Your health
Can you catch a cold from being cold?

By John McElligott, M.D.

This question has been asked many times since the dawn of time. Here's the answer. A common cold is a virus and not caused by cold weather.

There is no scientific data that supports it other than colds and the flu most often occur during colder months of the year.

Regarding the flu, one way to protect yourself from seasonal misery is to take a flu shot every year. And, truck drivers, you are in some germy places so be sure to wash your hands frequently.

I strongly recommend the flu shot. Every year, we get plenty of questions about the effectiveness of flu shots and that other shot that is often offered at the same time. Here's a typical example.

My wife and I are team drivers. When we got flu shots in the fall, the doctor asked if we had gotten a pneumonia shot in the past two or so years. Neither of us have done that. We are in our 50s. Should we have pneumonia shots? How old should you be before you recommend one and how long does it last?

As you get older, it's tougher to fight pneumonia. So if you are older than 50, get vaccinated and make sure it is the pneumococcal conjugate vaccine, called the PCV13 or Prevnar 13 vaccine. This vaccination is one you should have twice during your adult years, usually seven-10 years apart.

I say make sure it's the PCV13 because pneumonia isn't plain old pneumonia any more. PCV13 covers a new strain of pneumococcal bacteria that has become the badass of pneumonias.

The Centers for Disease Control say more than 4,000 people die each year due to pneumococcal infections. These infections can be hard to treat as some strains are resistant to antibiotics. This makes it even more important to protect yourself. Get vaccinated.

Speaking of colder months, who hasn't stomped your feet or blown warm air onto your cold hands to battle the numbness from being outside in the cold. But, numbness in the hands and feet isn't always a short-term result from being cold a little too long. It can be a sign of something more serious.

I have been a truck driver for 10 years. I am 45. For the past year I have experienced numbness and tingling, and some aching in my hands after hours on the wheel. Now it's almost constant. over-the-counter pain relievers do not help. What is causing this and what do I do about it?

Numbness and tingling in the hands after long hours of gripping the steering a wheel is not uncommon. But it can be very difficult to diagnose, and many medical issues need to be ruled out. Examples of these medical issues are obesity, diabetes, hypothyroidism, and various neuropathies that can occur from musculoskeletal issues.

The most common musculoskeletal issues is carpal tunnel syndrome, which is due to repetitive motion in most cases, but can be due to the above listed medical conditions. So the best course of action is to see a good internist or primary care doctor to separate out the issues.

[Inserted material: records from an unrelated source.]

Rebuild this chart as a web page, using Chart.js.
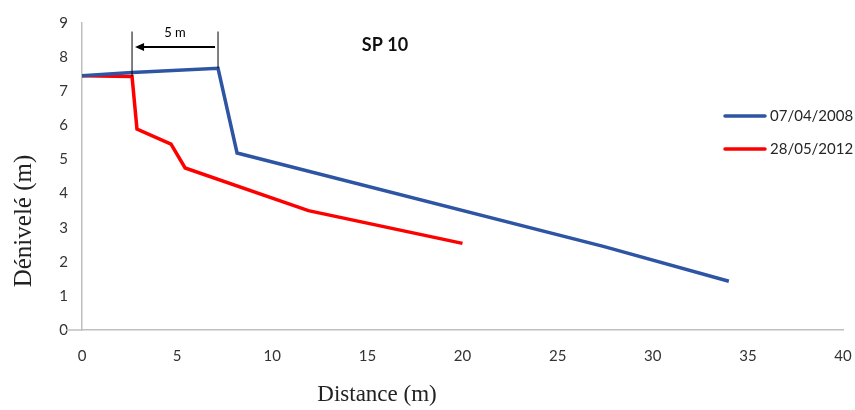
<!DOCTYPE html>
<html><head><meta charset="utf-8">
<script src="https://cdn.jsdelivr.net/npm/chart.js@4/dist/chart.umd.min.js"></script>
<style>html,body{margin:0;padding:0;background:#fff}#wrap{width:855px;height:410px}</style>
</head><body><div id="wrap"><canvas id="c" width="855" height="410"></canvas></div>
<script>
const seriesNames = ['07/04/2008', '28/05/2012'];
const dist2008 = [0, 2.63, 7.15, 8.15, 27.4, 34.0];
const elev2008 = [7.45, 7.55, 7.67, 5.19, 2.45, 1.43];
const dist2012 = [0, 2.63, 2.89, 4.68, 5.42, 11.9, 20.0];
const elev2012 = [7.45, 7.43, 5.89, 5.45, 4.75, 3.5, 2.54];
const xTicks = [0, 5, 10, 15, 20, 25, 30, 35, 40];
const yTicks = [0, 1, 2, 3, 4, 5, 6, 7, 8, 9];
const chartTitle = 'SP 10';
const xTitle = 'Distance (m)';
const yTitle = 'Dénivelé (m)';
const retreatLabel = '5 m';
const retreatFrom = 7.15, retreatTo = 2.63; // distances marking the 5 m retreat

const colors = ['#2E54A4', '#FF0000'];
const toPts = (xs, ys) => xs.map((x, i) => ({x: x, y: ys[i]}));

const overlay = {
  id: 'overlay',
  afterDraw(chart) {
    const ctx = chart.ctx, xs = chart.scales.x, ys = chart.scales.y, a = chart.chartArea;
    ctx.save();
    ctx.strokeStyle = '#bfbfbf'; ctx.lineWidth = 1.5;
    ctx.beginPath(); ctx.moveTo(a.left - 16, ys.getPixelForValue(0)); ctx.lineTo(a.left, ys.getPixelForValue(0)); ctx.stroke();
    const topY = ys.getPixelForValue(8.75);
    const arrY = ys.getPixelForValue(8.3);
    const x1 = xs.getPixelForValue(retreatTo), x2 = xs.getPixelForValue(retreatFrom);
    ctx.strokeStyle = '#000'; ctx.lineWidth = 1;
    ctx.beginPath();
    ctx.moveTo(x1, topY); ctx.lineTo(x1, ys.getPixelForValue(7.43));
    ctx.moveTo(x2, topY); ctx.lineTo(x2, ys.getPixelForValue(7.67));
    ctx.stroke();
    ctx.lineWidth = 2;
    ctx.beginPath(); ctx.moveTo(x2 - 3, arrY); ctx.lineTo(x1 + 10, arrY); ctx.stroke();
    ctx.fillStyle = '#000';
    ctx.beginPath(); ctx.moveTo(x1 + 3, arrY); ctx.lineTo(x1 + 12, arrY - 4); ctx.lineTo(x1 + 12, arrY + 4); ctx.closePath(); ctx.fill();
    ctx.font = '13px Lato'; ctx.textAlign = 'center'; ctx.textBaseline = 'middle';
    ctx.fillText(retreatLabel, (x1 + x2) / 2, arrY - 14);
    ctx.font = 'bold 18px Lato'; ctx.fillStyle = '#111';
    ctx.fillText(chartTitle, 385, 45);
    ctx.font = '23px "Liberation Serif"'; ctx.fillStyle = '#222';
    ctx.fillText(xTitle, 377, 395);
    ctx.font = '25px "Liberation Serif"';
    ctx.save(); ctx.translate(24, 221); ctx.rotate(-Math.PI / 2); ctx.fillText(yTitle, 0, 0); ctx.restore();
    ctx.font = '15px Lato'; ctx.textAlign = 'left'; ctx.fillStyle = '#262626';
    chart.data.datasets.forEach((d, i) => {
      const y = 116 + i * 33;
      ctx.strokeStyle = d.borderColor; ctx.lineWidth = 3.5; ctx.lineCap = 'round';
      ctx.beginPath(); ctx.moveTo(725, y); ctx.lineTo(765, y); ctx.stroke();
      ctx.fillText(d.label, 770, y);
    });
    ctx.restore();
  }
};

new Chart(document.getElementById('c'), {
  type: 'scatter',
  data: {
    datasets: [
      {label: seriesNames[0], data: toPts(dist2008, elev2008), showLine: true, borderColor: colors[0], backgroundColor: colors[0], borderWidth: 3.5, pointRadius: 0, tension: 0},
      {label: seriesNames[1], data: toPts(dist2012, elev2012), showLine: true, borderColor: colors[1], backgroundColor: colors[1], borderWidth: 3.5, pointRadius: 0, tension: 0}
    ]
  },
  options: {
    responsive: false, animation: false,
    layout: {padding: {top: 20, right: 0, left: 0, bottom: 0}},
    plugins: {legend: {display: false}, tooltip: {enabled: false}},
    scales: {
      x: {
        type: 'linear', min: 0, max: 40,
        afterBuildTicks: s => { s.ticks = xTicks.map(v => ({value: v})); },
        afterFit: s => { s.height = 80; s.paddingRight = 12; },
        grid: {color: 'transparent', drawTicks: false},
        border: {display: true, color: '#bfbfbf', width: 1.5},
        ticks: {padding: 17, color: '#333', font: {family: 'Lato', size: 15}, maxRotation: 0}
      },
      y: {
        type: 'linear', min: 0, max: 9,
        afterBuildTicks: s => { s.ticks = yTicks.map(v => ({value: v})); },
        afterFit: s => { s.width = 82; },
        grid: {color: 'transparent', drawTicks: false},
        border: {display: true, color: '#bfbfbf', width: 1.5},
        ticks: {padding: 14, color: '#333', font: {family: 'Lato', size: 15}}
      }
    }
  },
  plugins: [overlay]
});
</script></body></html>
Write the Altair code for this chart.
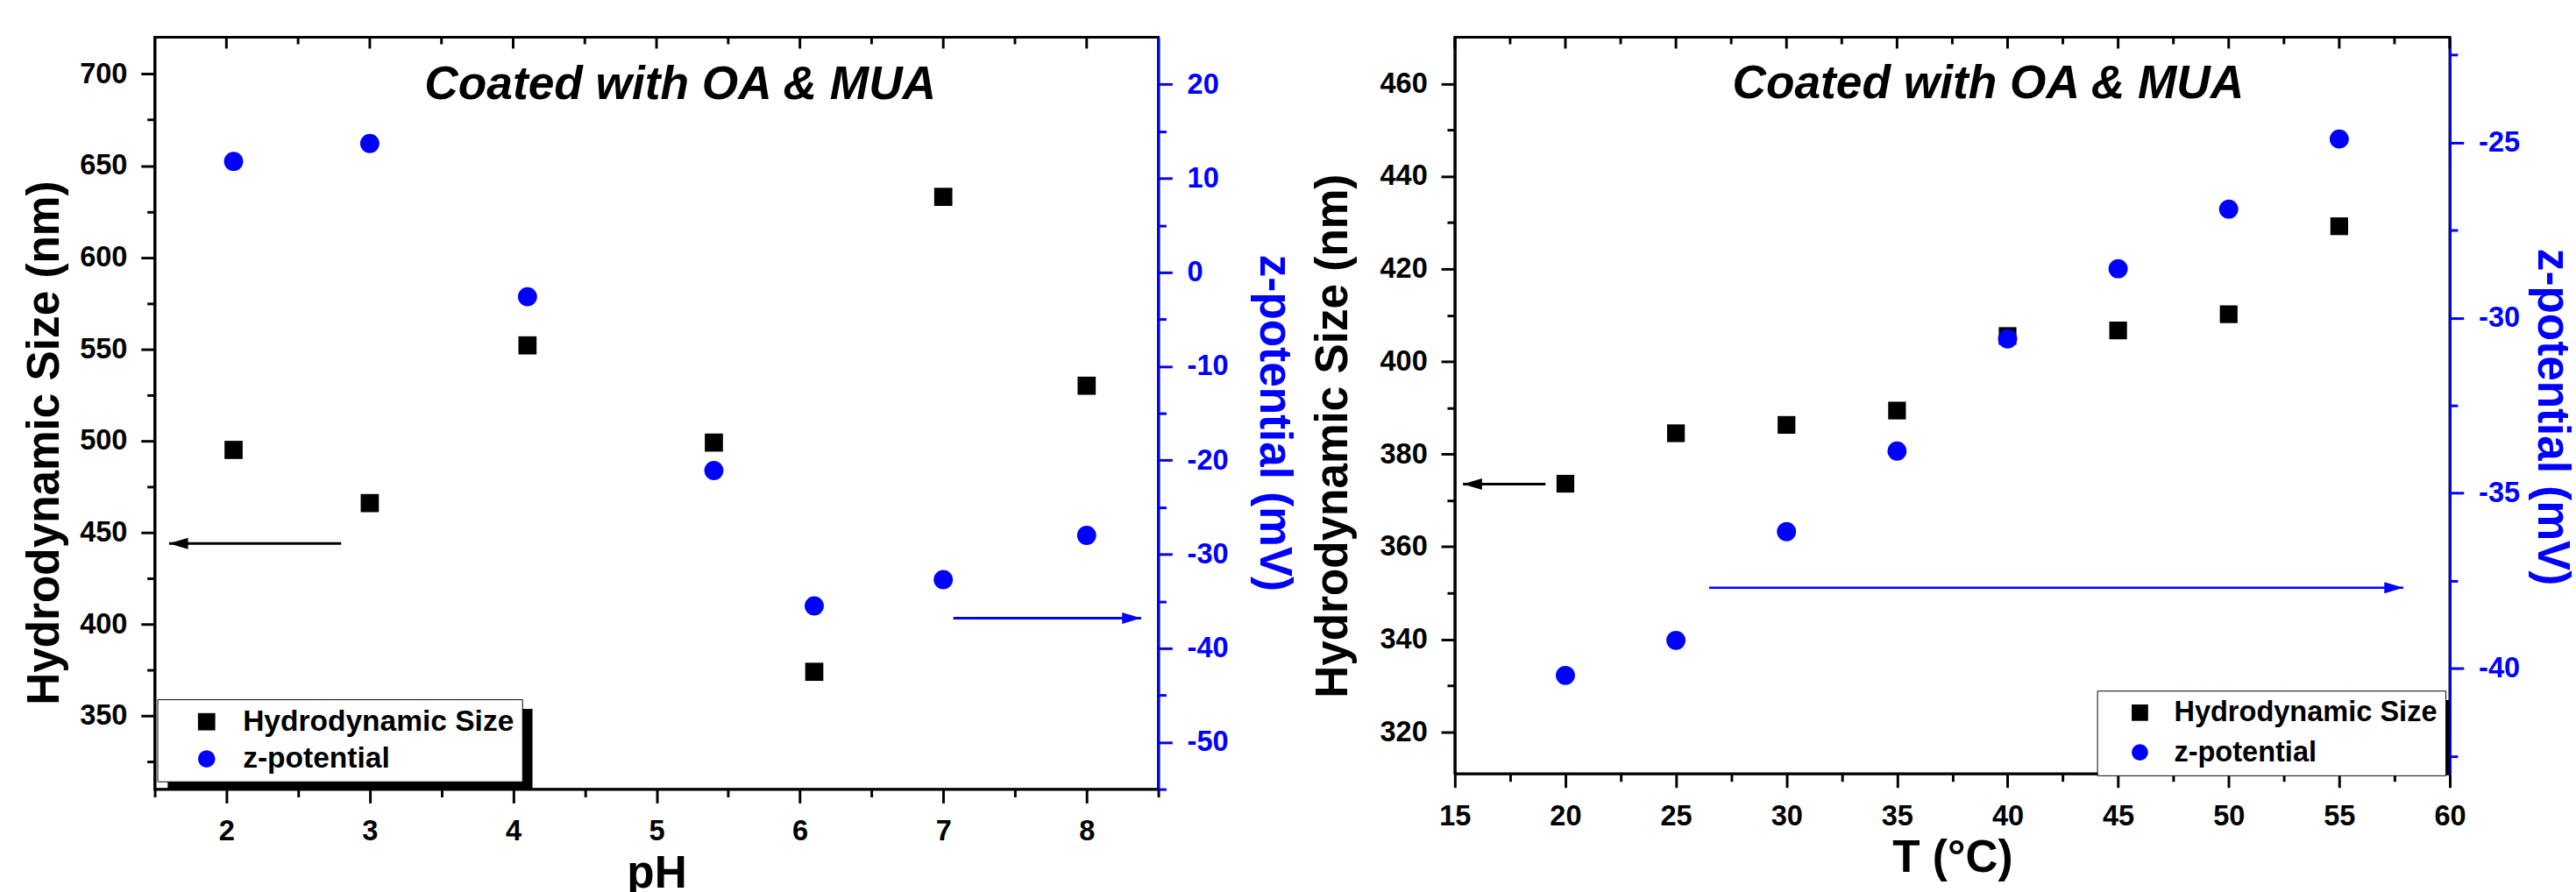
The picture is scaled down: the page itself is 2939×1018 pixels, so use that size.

One remedy you can do now is to use wrist splints at bedtime for a month. Sleeping postures (bending your wrist back) can often compress the median nerve and cause the symptoms with or without medical issues. LL

John McElligott is an MD and Fellow of the American college of Physicians. He is a certified medical examiner with the FMCSA's NRCME. This column is the opinion of the writer and does not necessarily reflect the opinions of Land Line Magazine or its publisher. Everyone's health situation is different. If you have questions regarding medical issues, consult your personal physician.